A Treasury spokesman said the Government has set out a plan to
halve the deficit in four years - the sharpest deficit reduction
plan in the G7, backed by legislation.
"The Chancellor's judgment on the pace of this adjustment takes
into account the need to support the economy through the early
stages of the recovery, as well as uncertainty around prospects for
the public finances, resulting from the exceptional nature and
strength of the global downturn," said the spokesman.
"As the Chancellor has made clear, to withdraw support earlier and
at the wrong pace risks wrecking the recovery - a judgment
supported by the Commission."
In December, Mr Darling said the economy was on course to record
growth of between 1% to 1.5% in 2010/11, before surging ahead to
3.5% the year after.
As a non-eurozone nation, the UK cannot be sanctioned for breaching
single currency deficit and debt guidelines.
But the Commission is to make clear the Government is expected to
comply with an EU deadline of 2014-15 for getting the deficit below
the maximum 3% of GDP allowed under economic stability rules.
EU finance ministers set deadlines last year for reining in the UK
public deficit, but latest figures forecast a reduction to 4.7% of
GDP in 2012-2015 - the deadline set for getting back within
3%.
The Commission report says even this shortfall could be worse if
economic growth turns out to be worse than predicted by the
Treasury.
In recent weeks the pound has dropped in value amid predictions of
a hung parliament in the UK, which have prompted fears action to
tackle the country's deficit may be delayed.
Meanwhile, Liberal Democrat leader Nick Clegg will warn today
that Britain could face massive political and social unrest on a
scale similar to Greece if the next government cannot rally the
public behind plans to cut the £178 billion deficit.
In a speech to the Institute for Public Policy Research, Mr Clegg
will say a new government could be "torn to pieces" if it tries to
"ram through" spending cuts without wider public consent.
He will argue that the scale of the cuts needed to tackle the
deficit is so great, it will be essential to engage the public in
the process.
If the structural deficit in the public finances is to be
eliminated without further tax increases, at some point in the next
eight years government spending will have to fall by as much as
10%, he will say.
"That means there is an enormous risk ahead.
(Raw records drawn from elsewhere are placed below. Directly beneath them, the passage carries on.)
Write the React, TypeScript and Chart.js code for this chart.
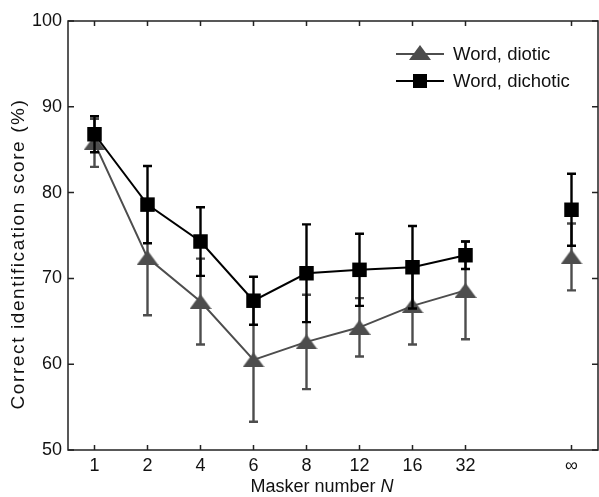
import { useEffect, useRef } from 'react';
import { Chart, registerables } from 'chart.js';

Chart.register(...registerables);

const maskerLabels = ['1', '2', '4', '6', '8', '12', '16', '32', '∞'];
const positions = [0, 1, 2, 3, 4, 5, 6, 7, 9];
const dioticMean = [85.8, 72.4, 67.3, 60.5, 62.6, 64.3, 66.8, 68.6, 72.5];
const dioticErr = [2.8, 6.7, 5.0, 7.2, 5.5, 3.4, 4.5, 5.7, 3.9];
const dichoticMean = [86.8, 78.6, 74.3, 67.4, 70.6, 71.0, 71.3, 72.7, 78.0];
const dichoticErr = [2.1, 4.5, 4.0, 2.8, 5.7, 4.2, 4.8, 1.6, 4.2];
const yTicks = [50, 60, 70, 80, 90, 100];

const GRAY = '#4d4d4d';
const BLACK = '#000000';
const FONT_FAMILY = '"Liberation Sans", Arial, Helvetica, sans-serif';
const TEXT = '#111111';

function makeTriangle(color: string) {
  const c = document.createElement('canvas');
  c.width = 22;
  c.height = 15;
  const g = c.getContext('2d')!;
  g.fillStyle = color;
  g.beginPath();
  g.moveTo(11, 0);
  g.lineTo(22, 15);
  g.lineTo(0, 15);
  g.closePath();
  g.fill();
  return c;
}

export default function App() {
  const ref = useRef<HTMLCanvasElement | null>(null);

  useEffect(() => {
    document.body.style.margin = '0';
    const canvas = ref.current;
    if (!canvas) return;
    const tri = makeTriangle(GRAY);
    const means = [dichoticMean, dioticMean];
    const errs = [dichoticErr, dioticErr];
    const colors = [BLACK, GRAY];

    const plugin = {
      id: 'custom',
      beforeDatasetDraw(chart: any, args: any) {
        const idx = args.index;
        const ctx = chart.ctx;
        const xs = chart.scales.x;
        const ys = chart.scales.y;
        ctx.save();
        ctx.strokeStyle = colors[idx];
        ctx.lineWidth = 2.4;
        positions.forEach((p, i) => {
          const x = xs.getPixelForValue(p);
          const yt = ys.getPixelForValue(means[idx][i] + errs[idx][i]);
          const yb = ys.getPixelForValue(means[idx][i] - errs[idx][i]);
          ctx.beginPath();
          ctx.moveTo(x, yt);
          ctx.lineTo(x, yb);
          ctx.moveTo(x - 4.5, yt);
          ctx.lineTo(x + 4.5, yt);
          ctx.moveTo(x - 4.5, yb);
          ctx.lineTo(x + 4.5, yb);
          ctx.stroke();
        });
        ctx.restore();
      },
      afterDraw(chart: any) {
        const ctx = chart.ctx;
        const a = chart.chartArea;
        const xs = chart.scales.x;
        const ys = chart.scales.y;
        ctx.save();
        // frame
        ctx.strokeStyle = '#222';
        ctx.lineWidth = 1.5;
        ctx.strokeRect(a.left, a.top, a.right - a.left, a.bottom - a.top);
        // inward ticks
        ctx.beginPath();
        positions.forEach((p) => {
          const x = xs.getPixelForValue(p);
          ctx.moveTo(x, a.bottom);
          ctx.lineTo(x, a.bottom - 5);
          ctx.moveTo(x, a.top);
          ctx.lineTo(x, a.top + 5);
        });
        yTicks.forEach((v) => {
          const y = ys.getPixelForValue(v);
          ctx.moveTo(a.left, y);
          ctx.lineTo(a.left + 6, y);
          ctx.moveTo(a.right, y);
          ctx.lineTo(a.right - 6, y);
        });
        ctx.stroke();

        // y title
        ctx.fillStyle = TEXT;
        ctx.font = `19px ${FONT_FAMILY}`;
        ctx.textAlign = 'center';
        ctx.textBaseline = 'middle';
        ctx.save();
        (ctx as any).letterSpacing = '1.6px';
        ctx.translate(19, 254);
        ctx.rotate(-Math.PI / 2);
        ctx.fillText('Correct identification score (%)', 0, 0);
        ctx.restore();
        (ctx as any).letterSpacing = '0px';

        // x title with italic N
        const part1 = 'Masker number ';
        const part2 = 'N';
        ctx.font = `18px ${FONT_FAMILY}`;
        const w1 = ctx.measureText(part1).width;
        ctx.font = `italic 18px ${FONT_FAMILY}`;
        const w2 = ctx.measureText(part2).width;
        const startX = 322 - (w1 + w2) / 2;
        ctx.textAlign = 'left';
        ctx.font = `18px ${FONT_FAMILY}`;
        ctx.fillText(part1, startX, 487);
        ctx.font = `italic 18px ${FONT_FAMILY}`;
        ctx.fillText(part2, startX + w1, 487);

        // legend
        const rows = [
          { label: 'Word, diotic', color: GRAY, y: 54, kind: 'tri' },
          { label: 'Word, dichotic', color: BLACK, y: 81, kind: 'sq' },
        ];
        const lx0 = a.right - 202;
        const lx1 = a.right - 154;
        const mx = (lx0 + lx1) / 2;
        rows.forEach((r) => {
          ctx.strokeStyle = r.color;
          ctx.lineWidth = 2;
          ctx.beginPath();
          ctx.moveTo(lx0, r.y);
          ctx.lineTo(lx1, r.y);
          ctx.stroke();
          if (r.kind === 'tri') {
            ctx.drawImage(tri, mx - 11, r.y - 9);
          } else {
            ctx.fillStyle = r.color;
            ctx.fillRect(mx - 7, r.y - 7, 14, 14);
          }
          ctx.fillStyle = TEXT;
          ctx.font = `18.5px ${FONT_FAMILY}`;
          ctx.textAlign = 'left';
          ctx.textBaseline = 'middle';
          ctx.fillText(r.label, lx1 + 9, r.y + 1);
        });
        ctx.restore();
      },
    };

    const lineSegment = (color: string) => ({
      borderColor: (c: any) => (c.p1.parsed.x > 8 ? 'rgba(0,0,0,0)' : color),
    });

    const chart = new Chart(canvas, {
      type: 'line',
      data: {
        datasets: [
          {
            label: 'Word, dichotic',
            data: positions.map((p, i) => ({ x: p, y: dichoticMean[i] })),
            borderColor: BLACK,
            backgroundColor: BLACK,
            borderWidth: 2,
            pointStyle: 'rect',
            pointRadius: 10.25,
            pointHoverRadius: 10.25,
            pointBorderWidth: 0,
            pointBackgroundColor: BLACK,
            segment: lineSegment(BLACK),
          },
          {
            label: 'Word, diotic',
            data: positions.map((p, i) => ({ x: p, y: dioticMean[i] })),
            borderColor: GRAY,
            backgroundColor: GRAY,
            borderWidth: 2,
            pointStyle: tri as any,
            pointRadius: 10,
            pointBorderWidth: 0,
            segment: lineSegment(GRAY),
          },
        ],
      },
      options: {
        responsive: false,
        animation: false,
        events: [],
        layout: { autoPadding: false, padding: { top: 21, right: 1, left: 0, bottom: 0 } },
        plugins: { legend: { display: false }, tooltip: { enabled: false }, title: { display: false } },
        scales: {
          x: {
            type: 'linear',
            min: -0.5,
            max: 9.5,
            afterBuildTicks: (s: any) => {
              s.ticks = positions.map((v) => ({ value: v }));
            },
            afterFit: (s: any) => {
              s.height = 47;
              s.paddingLeft = 0;
              s.paddingRight = 0;
            },
            ticks: {
              autoSkip: false,
              maxRotation: 0,
              padding: 5,
              color: TEXT,
              font: { family: FONT_FAMILY, size: 18 },
              callback: (v: any) => {
                const i = positions.indexOf(Number(v));
                return i >= 0 ? maskerLabels[i] : '';
              },
            },
            grid: { display: false, drawTicks: false },
            border: { display: false },
          },
          y: {
            min: 50,
            max: 100,
            afterBuildTicks: (s: any) => {
              s.ticks = yTicks.map((v) => ({ value: v }));
            },
            afterFit: (s: any) => {
              s.width = 68;
            },
            ticks: {
              padding: 6,
              color: TEXT,
              font: { family: FONT_FAMILY, size: 18 },
            },
            grid: { display: false, drawTicks: false },
            border: { display: false },
          },
        },
      },
      plugins: [plugin],
    });
    return () => chart.destroy();
  }, []);

  return (
    <div style={{ width: 599, height: 497 }}>
      <canvas ref={ref} width={599} height={497} style={{ display: 'block' }} />
    </div>
  );
}
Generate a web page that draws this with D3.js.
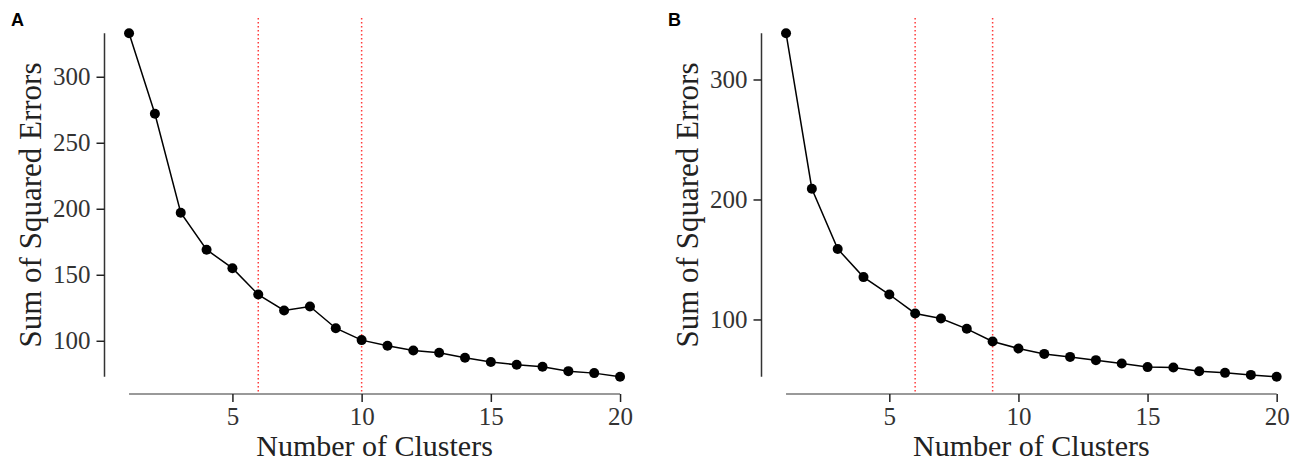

In a democracy,
dramatic change cannot be imposed from above or it will fail. It
has to be led by a process of political engagement," he will
say.
"You only have to look at the scale of industrial unrest in Greece
to see that it is impossible to reduce a public deficit quickly if
you do not find a way to persuade people to go along with the
process.
"If we do not find a way to take the people of Britain with us on
this difficult journey of deficit reduction, we will not be able to
make the journey. We will instead follow Greece down the road to
economic, political and social disruption.
"If a government tries to ram through major change to public
spending solely through the usual Westminster combination of
machismo and threats from the whips, it will not only fail, it
could find itself torn to pieces."
Mr Clegg will say the Lib Dems' proposed "fair tax" package -
raising thresholds while closing loopholes that benefit the wealthy
and raising taxes on polluting aircraft - offer a way
forward.
"Tax cuts for millions will sweeten the very bitter pill of the
largest fiscal contraction in modern history," he will say.
"If we do not implement these changes, it will be impossible to
rally people behind public sector spending cuts and any serious
attempt to cut the deficit will fail."
Shadow business secretary Ken Clarke said the EC's intervention
was "a statement of the obvious".
"What has to be done now is to get this debt rapidly under control
and get rid of the bulk of the structural deficit during the next
Parliament," he told the BBC Radio 4 Today programme.
"I also think that one needs to start now."
Liam Byrne, Chief Secretary to the Treasury, said the EU had "got
the judgment wrong".
"We think that the plan that they've set out would require us to
take something like £20 billion more out of the economy by
2014/15, and that would do irreparable damage to public services or
to taxpayers.
"We think that halving the deficit over four years is the right
approach. It's not reckless, it's not painless either, and what
we've done is set out what is now the clearest plan in the G7 to
deliver on that goal."
Mr Byrne denied having ruled out no VAT or other tax rises in the
Budget in an interview last week.
He said he had simply been restating Chancellor Alistair Darling's
position at the Pre-Budget Report last year.
"Chancellors reserve the right to come back to tax matters at every
Budget... but I repeated what the Chancellor said at the Pre-Budget
Report... we've made decisions that will raise £19 billion in
taxes," he said.
"Now alongside that, there are going to be cuts and efficiencies
which are going to total £38 billion too.
"So we've set out a plan which is not reckless, but it's not
painless either, but we've been clear about our ambitions, and that
is a very clear contrast to the Conservatives."